Why can't ground-based sensors like fibre-optic strain gauges or GPS monuments do this job?
Point sensors work well at known high-risk locations but cannot economically instrument thousands of kilometres of corridor at the density needed to catch unexpected hotspots. A single SAR acquisition covers the entire corridor width simultaneously with spatial resolution as fine as 0.3–1 m in spotlight mode, effectively giving you millions of virtual measurement points. Satellite monitoring acts as a triage layer that directs scarce ground sensor investment to the locations that actually matter.
How does a sovereign-owned SAR constellation differ from buying InSAR analytics from a commercial provider like ICEYE or Capella?
When a nation owns the satellites and the ground segment, raw radar data never leaves national infrastructure, tasking priorities are set by the state rather than negotiated with a vendor, and the processing algorithms can be audited and accredited under national standards. A commercial subscription gives faster start-up but creates dependency: the vendor can reprice, deprioritise during a crisis, or exit the market entirely. For utilities that underpin national security — gas grids, power transmission, strategic water mains — that dependency is an unacceptable risk.
What orbits and satellite classes are best suited to corridor subsidence monitoring?
Low Earth orbit (LEO) at 500–600 km altitude is the right choice: it gives fine spatial resolution without the atmospheric smearing that affects higher orbits, and constellation designs with 6–20 microsatellites carrying X-band or C-band SAR payloads can achieve 1–3 day revisit over any corridor globally. GEO SAR remains experimental and cannot match the resolution required for metre-scale corridor mapping. A sovereign constellation of 8–12 SAR microsatellites in sun-synchronous LEO is a credible and increasingly affordable architecture.
How accurate is the displacement measurement, and what movement rate should trigger an alert?
State-of-the-art PS-InSAR processing achieves 1–3 mm precision per epoch in line-of-sight direction under good coherence conditions. Industry practice typically flags rates exceeding 10 mm per year for inspection and treats anything above 25 mm per year as an urgent intervention threshold, though thresholds should be calibrated to the specific soil type, infrastructure age, and operator risk appetite along each corridor segment.
Does cloud cover affect SAR-based subsidence monitoring?
No — SAR is an active radar system that penetrates cloud, rain, and darkness. This is its core advantage over optical satellites for corridor monitoring, particularly in tropical regions or during monsoon seasons when subsidence risk from saturated soils is highest and optical revisit effectively collapses to near zero.
What ground data does a nation need alongside the satellite observations to make alerts actionable?
Effective operations require a georeferenced asset register for every pipeline, cable, and pylon within the corridor, ideally conformant with ISO 19115 metadata standards; soil and geology layers (clay content, aquifer depth, mining extents); historical rainfall and groundwater records; and integration with the utility operator's SCADA or GIS system so that a displacement alert automatically generates a work order. Without this integration layer, satellite alerts sit in an analyst's inbox rather than triggering a maintenance crew.

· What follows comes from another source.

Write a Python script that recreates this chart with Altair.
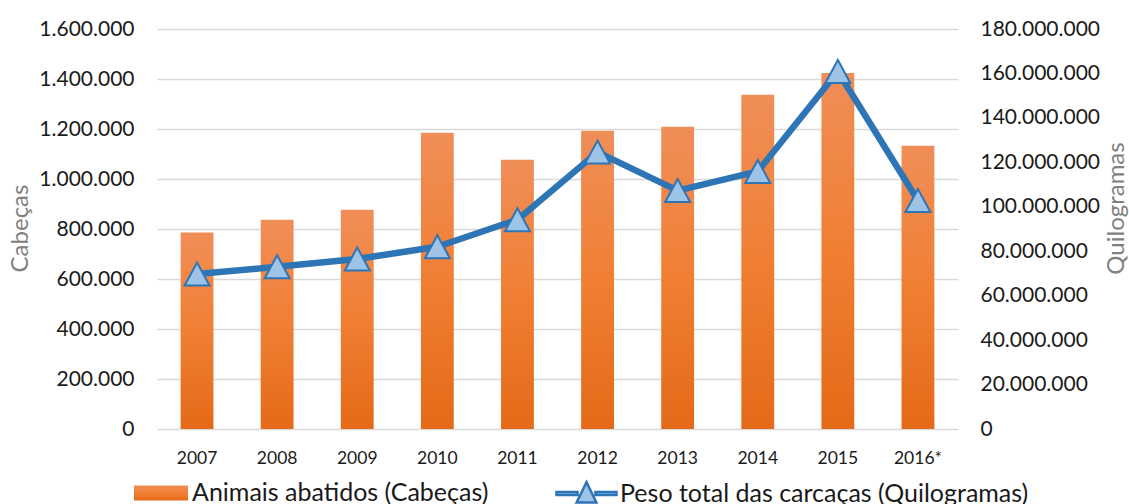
import altair as alt
import pandas as pd

# Abates por ano: cabeças (barras, eixo esquerdo) e peso das carcaças (linha, eixo direito)
anos = ["2007", "2008", "2009", "2010", "2011", "2012", "2013", "2014", "2015", "2016*"]
cabecas = [786000, 837000, 877000, 1185000, 1077000, 1193000, 1209000, 1337000, 1424000, 1133000]
quilogramas = [69700000, 73000000, 76500000, 82000000, 94200000, 124600000, 107300000, 115900000, 160900000, 102800000]

serie_barras = "Animais abatidos (Cabeças)"
serie_linha = "Peso total das carcaças (Quilogramas)"

ticks_cabecas = list(range(0, 1600001, 200000))
ticks_quilos = list(range(0, 180000001, 20000000))

df = pd.DataFrame({
    "ano": anos,
    "cabecas": cabecas,
    "quilogramas": quilogramas,
    "serie_barras": serie_barras,
    "serie_linha": serie_linha,
})

FONTE = "Lato"
AZUL = "#2E75B6"
AZUL_CLARO = "#9DC3E6"
CINZA = "#808080"
TEXTO = "#1a1a1a"

# separador de milhares com ponto
fmt_pt = "replace(format(datum.value, ','), regexp(',', 'g'), '.')"

gradiente = {
    "gradient": "linear",
    "x1": 0, "x2": 0, "y1": 0, "y2": 1,
    "stops": [
        {"offset": 0, "color": "#F08E58"},
        {"offset": 0.5, "color": "#F07F33"},
        {"offset": 1, "color": "#E46A18"},
    ],
}

eixo_x = alt.X(
    "ano:N",
    sort=anos,
    scale=alt.Scale(paddingInner=0.59, paddingOuter=0.295),
    axis=alt.Axis(
        title=None, labelAngle=0, domain=False, ticks=False,
        labelPadding=20, labelFontSize=17.5, labelFont=FONTE, labelColor=TEXTO,
    ),
)

barras = alt.Chart(df).mark_bar(fill=gradiente).encode(
    x=eixo_x,
    y=alt.Y(
        "cabecas:Q",
        scale=alt.Scale(domain=[0, 1600000], nice=False, zero=True),
        axis=alt.Axis(
            title="Cabeças", values=ticks_cabecas, labelExpr=fmt_pt,
            domain=False, ticks=False, grid=True, gridColor="#D9D9D9", gridWidth=1.5,
            labelPadding=23, labelFontSize=21, labelFont=FONTE, labelColor=TEXTO,
            titleFont=FONTE, titleFontSize=24, titleFontWeight="normal", titleColor=CINZA,
            titleAngle=270, titleAlign="center", titleBaseline="middle",
            titleX=-137, titleY=199,
        ),
    ),
    opacity=alt.Opacity(
        "serie_barras:N",
        scale=alt.Scale(range=[1]),
        legend=alt.Legend(
            title=None, orient="none", legendX=-23, legendY=437,
            symbolType="M-1,-0.28H1V0.28H-1Z", symbolSize=2916, symbolStrokeWidth=0,
            labelFont=FONTE, labelFontSize=25, labelColor=TEXTO, labelOffset=4,
            labelLimit=600, padding=0,
        ),
    ),
)

# linha e marcadores partilham o eixo direito
base_peso = alt.Chart(df).encode(
    x=eixo_x,
    y=alt.Y(
        "quilogramas:Q",
        scale=alt.Scale(domain=[0, 180000000], nice=False, zero=True),
        axis=alt.Axis(
            title="Quilogramas", orient="right", values=ticks_quilos, labelExpr=fmt_pt,
            domain=False, ticks=False, grid=False,
            labelPadding=22, labelFontSize=21, labelFont=FONTE, labelColor=TEXTO,
            titleFont=FONTE, titleFontSize=24, titleFontWeight="normal", titleColor=CINZA,
            titleAngle=270, titleAlign="center", titleBaseline="middle",
            titleX=158, titleY=179,
        ),
    ),
)

linha = base_peso.mark_line(color=AZUL, strokeWidth=6.5, strokeJoin="round")

pontos = base_peso.mark_point(
    shape="M0,-0.92L-1,0.92L1,0.92Z", size=625, filled=True,
    fill=AZUL_CLARO, strokeWidth=2, opacity=1,
).encode(
    stroke=alt.Stroke(
        "serie_linha:N",
        scale=alt.Scale(range=[AZUL]),
        legend=alt.Legend(
            title=None, orient="none", legendX=398, legendY=433,
            symbolType="M-1,-0.05H-0.3V0.05H-1Z M0.3,-0.05H1V0.05H0.3Z M-0.33,0.3L0,-0.38L0.33,0.3Z",
            symbolSize=3600, symbolStrokeWidth=2.5, symbolOpacity=1,
            labelFont=FONTE, labelFontSize=25, labelColor=TEXTO, labelOffset=2,
            labelLimit=600, padding=0,
        ),
    ),
)

chart = alt.layer(
    barras,
    alt.layer(linha, pontos),
).resolve_scale(
    y="independent"
).properties(
    width=801,
    height=400,
    padding={"left": 157, "right": 171, "top": 29, "bottom": 75},
    autosize=alt.AutoSizeParams(type="none"),
).configure_view(
    stroke=None
)

chart.save("out.html", embed_options={"renderer": "svg", "actions": False})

How long does it take from satellite pass to actionable alert?
With a fully automated processing pipeline — direct readout to a national ground station, cloud-based InSAR processing, and pre-defined alert thresholds — end-to-end latency can be under 12 hours from acquisition. Most current operational systems, relying on commercial data downlinks and semi-automated processing, run at 24–72 hours. A sovereign system with a dedicated ground station and hardened pipeline can achieve the faster figure reliably.